PROBLEM TO SOLVE: Look through the entries below and extract exactly the lines from the one containing "Rebuild this chart" through the one containing "const LINE = '#444';", ends included.

--- START EXERCISE INPUT ---

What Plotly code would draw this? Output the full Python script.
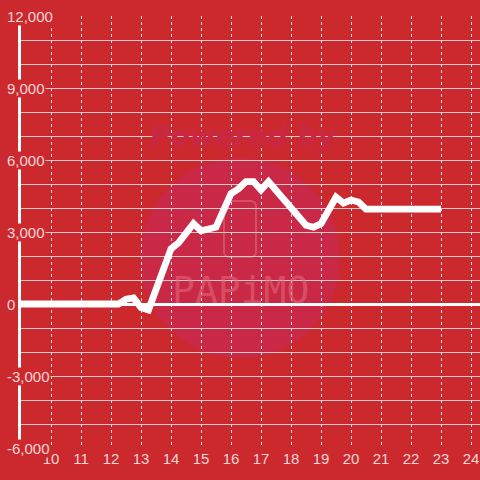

--- END EXERCISE INPUT ---
--- START EXERCISE INPUT ---

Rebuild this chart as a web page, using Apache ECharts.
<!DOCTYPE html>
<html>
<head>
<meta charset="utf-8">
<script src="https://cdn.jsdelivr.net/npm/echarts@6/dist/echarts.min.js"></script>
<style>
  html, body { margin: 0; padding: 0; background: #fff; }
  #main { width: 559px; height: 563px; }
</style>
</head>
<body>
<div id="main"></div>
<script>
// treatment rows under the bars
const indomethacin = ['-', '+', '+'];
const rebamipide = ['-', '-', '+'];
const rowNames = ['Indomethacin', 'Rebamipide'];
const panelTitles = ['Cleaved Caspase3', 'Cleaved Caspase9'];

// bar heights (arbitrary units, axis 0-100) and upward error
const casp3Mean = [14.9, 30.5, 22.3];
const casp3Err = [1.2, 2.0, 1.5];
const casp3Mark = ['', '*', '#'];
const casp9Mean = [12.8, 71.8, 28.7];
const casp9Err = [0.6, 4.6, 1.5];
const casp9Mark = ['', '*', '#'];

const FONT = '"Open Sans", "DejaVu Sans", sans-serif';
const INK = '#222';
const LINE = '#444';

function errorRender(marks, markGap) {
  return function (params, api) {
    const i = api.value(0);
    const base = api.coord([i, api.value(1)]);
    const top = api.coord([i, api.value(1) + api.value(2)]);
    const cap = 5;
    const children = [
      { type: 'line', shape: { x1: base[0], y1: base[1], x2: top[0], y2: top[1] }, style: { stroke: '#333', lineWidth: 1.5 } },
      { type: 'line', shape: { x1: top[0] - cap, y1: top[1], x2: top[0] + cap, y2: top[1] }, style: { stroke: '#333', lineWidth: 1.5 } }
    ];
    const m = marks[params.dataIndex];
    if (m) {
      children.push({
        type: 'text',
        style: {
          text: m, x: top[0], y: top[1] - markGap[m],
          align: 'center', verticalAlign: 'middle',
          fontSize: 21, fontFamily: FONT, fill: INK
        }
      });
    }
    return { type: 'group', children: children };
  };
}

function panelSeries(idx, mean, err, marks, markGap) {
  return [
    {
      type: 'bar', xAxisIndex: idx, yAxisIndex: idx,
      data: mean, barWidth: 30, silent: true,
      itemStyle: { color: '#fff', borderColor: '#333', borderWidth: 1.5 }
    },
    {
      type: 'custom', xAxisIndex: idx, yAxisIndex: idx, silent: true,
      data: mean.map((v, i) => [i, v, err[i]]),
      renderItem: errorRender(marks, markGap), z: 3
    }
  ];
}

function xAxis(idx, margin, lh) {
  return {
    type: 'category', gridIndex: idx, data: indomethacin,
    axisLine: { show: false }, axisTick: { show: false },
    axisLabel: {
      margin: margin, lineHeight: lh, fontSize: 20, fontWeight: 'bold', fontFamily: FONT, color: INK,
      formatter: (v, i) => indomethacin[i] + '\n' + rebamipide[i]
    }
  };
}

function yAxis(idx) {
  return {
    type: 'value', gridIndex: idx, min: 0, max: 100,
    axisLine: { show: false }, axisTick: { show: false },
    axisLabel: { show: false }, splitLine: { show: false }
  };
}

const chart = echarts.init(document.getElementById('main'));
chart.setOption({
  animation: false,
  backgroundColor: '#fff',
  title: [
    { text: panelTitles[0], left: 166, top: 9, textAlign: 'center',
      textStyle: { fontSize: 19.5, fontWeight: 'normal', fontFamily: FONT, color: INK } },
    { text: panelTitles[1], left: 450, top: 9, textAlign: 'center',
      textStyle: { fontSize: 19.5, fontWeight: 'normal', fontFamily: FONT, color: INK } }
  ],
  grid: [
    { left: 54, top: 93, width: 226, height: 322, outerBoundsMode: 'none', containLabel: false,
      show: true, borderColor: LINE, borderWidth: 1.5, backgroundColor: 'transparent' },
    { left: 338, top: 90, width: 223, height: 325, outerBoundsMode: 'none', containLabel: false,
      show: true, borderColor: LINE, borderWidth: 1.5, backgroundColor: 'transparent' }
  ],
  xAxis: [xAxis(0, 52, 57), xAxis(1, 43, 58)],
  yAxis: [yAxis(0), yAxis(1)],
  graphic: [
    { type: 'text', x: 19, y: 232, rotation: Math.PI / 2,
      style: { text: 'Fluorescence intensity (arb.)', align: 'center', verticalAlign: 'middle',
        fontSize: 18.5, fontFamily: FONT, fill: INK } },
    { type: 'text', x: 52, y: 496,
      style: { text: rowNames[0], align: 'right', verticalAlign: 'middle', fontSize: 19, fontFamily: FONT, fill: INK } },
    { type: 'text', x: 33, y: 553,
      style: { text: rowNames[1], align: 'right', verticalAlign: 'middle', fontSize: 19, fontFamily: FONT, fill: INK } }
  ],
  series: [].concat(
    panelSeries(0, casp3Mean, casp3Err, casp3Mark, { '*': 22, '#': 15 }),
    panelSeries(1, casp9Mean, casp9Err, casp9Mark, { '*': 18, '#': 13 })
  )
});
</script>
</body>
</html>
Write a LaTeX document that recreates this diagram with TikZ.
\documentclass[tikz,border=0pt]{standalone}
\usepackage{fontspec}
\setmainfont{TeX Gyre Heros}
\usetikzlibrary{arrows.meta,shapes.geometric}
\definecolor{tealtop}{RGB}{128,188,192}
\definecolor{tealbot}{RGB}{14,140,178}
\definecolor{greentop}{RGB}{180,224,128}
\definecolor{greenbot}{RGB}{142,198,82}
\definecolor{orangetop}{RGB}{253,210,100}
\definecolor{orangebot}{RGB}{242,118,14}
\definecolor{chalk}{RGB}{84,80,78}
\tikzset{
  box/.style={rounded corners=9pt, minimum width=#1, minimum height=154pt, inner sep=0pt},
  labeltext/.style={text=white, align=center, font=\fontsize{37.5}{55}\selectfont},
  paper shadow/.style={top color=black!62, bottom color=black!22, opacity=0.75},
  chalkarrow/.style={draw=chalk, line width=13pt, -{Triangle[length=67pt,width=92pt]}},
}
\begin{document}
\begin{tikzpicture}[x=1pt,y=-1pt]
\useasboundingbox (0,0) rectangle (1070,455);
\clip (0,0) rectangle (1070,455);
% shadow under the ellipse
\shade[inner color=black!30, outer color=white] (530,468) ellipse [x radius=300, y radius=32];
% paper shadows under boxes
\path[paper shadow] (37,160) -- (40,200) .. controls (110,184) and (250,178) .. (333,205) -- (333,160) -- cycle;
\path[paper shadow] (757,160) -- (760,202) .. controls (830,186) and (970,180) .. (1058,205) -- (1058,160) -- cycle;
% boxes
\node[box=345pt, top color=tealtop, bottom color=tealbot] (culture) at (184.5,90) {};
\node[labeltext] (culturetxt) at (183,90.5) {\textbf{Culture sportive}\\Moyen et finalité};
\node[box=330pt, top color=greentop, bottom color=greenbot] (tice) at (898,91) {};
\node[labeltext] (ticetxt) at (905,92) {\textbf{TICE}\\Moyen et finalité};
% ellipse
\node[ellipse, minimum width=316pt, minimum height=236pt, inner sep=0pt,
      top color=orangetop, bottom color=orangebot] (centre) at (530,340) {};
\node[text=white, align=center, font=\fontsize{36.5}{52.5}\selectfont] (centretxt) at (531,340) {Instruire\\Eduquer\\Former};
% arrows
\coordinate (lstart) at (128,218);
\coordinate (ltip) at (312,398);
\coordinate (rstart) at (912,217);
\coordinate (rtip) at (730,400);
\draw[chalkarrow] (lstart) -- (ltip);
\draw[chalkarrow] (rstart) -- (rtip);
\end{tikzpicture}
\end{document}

--- END EXERCISE INPUT ---

EXPECTED ANSWER:
Rebuild this chart as a web page, using Apache ECharts.
<!DOCTYPE html>
<html>
<head>
<meta charset="utf-8">
<script src="https://cdn.jsdelivr.net/npm/echarts@6/dist/echarts.min.js"></script>
<style>
  html, body { margin: 0; padding: 0; background: #fff; }
  #main { width: 559px; height: 563px; }
</style>
</head>
<body>
<div id="main"></div>
<script>
// treatment rows under the bars
const indomethacin = ['-', '+', '+'];
const rebamipide = ['-', '-', '+'];
const rowNames = ['Indomethacin', 'Rebamipide'];
const panelTitles = ['Cleaved Caspase3', 'Cleaved Caspase9'];

// bar heights (arbitrary units, axis 0-100) and upward error
const casp3Mean = [14.9, 30.5, 22.3];
const casp3Err = [1.2, 2.0, 1.5];
const casp3Mark = ['', '*', '#'];
const casp9Mean = [12.8, 71.8, 28.7];
const casp9Err = [0.6, 4.6, 1.5];
const casp9Mark = ['', '*', '#'];

const FONT = '"Open Sans", "DejaVu Sans", sans-serif';
const INK = '#222';
const LINE = '#444';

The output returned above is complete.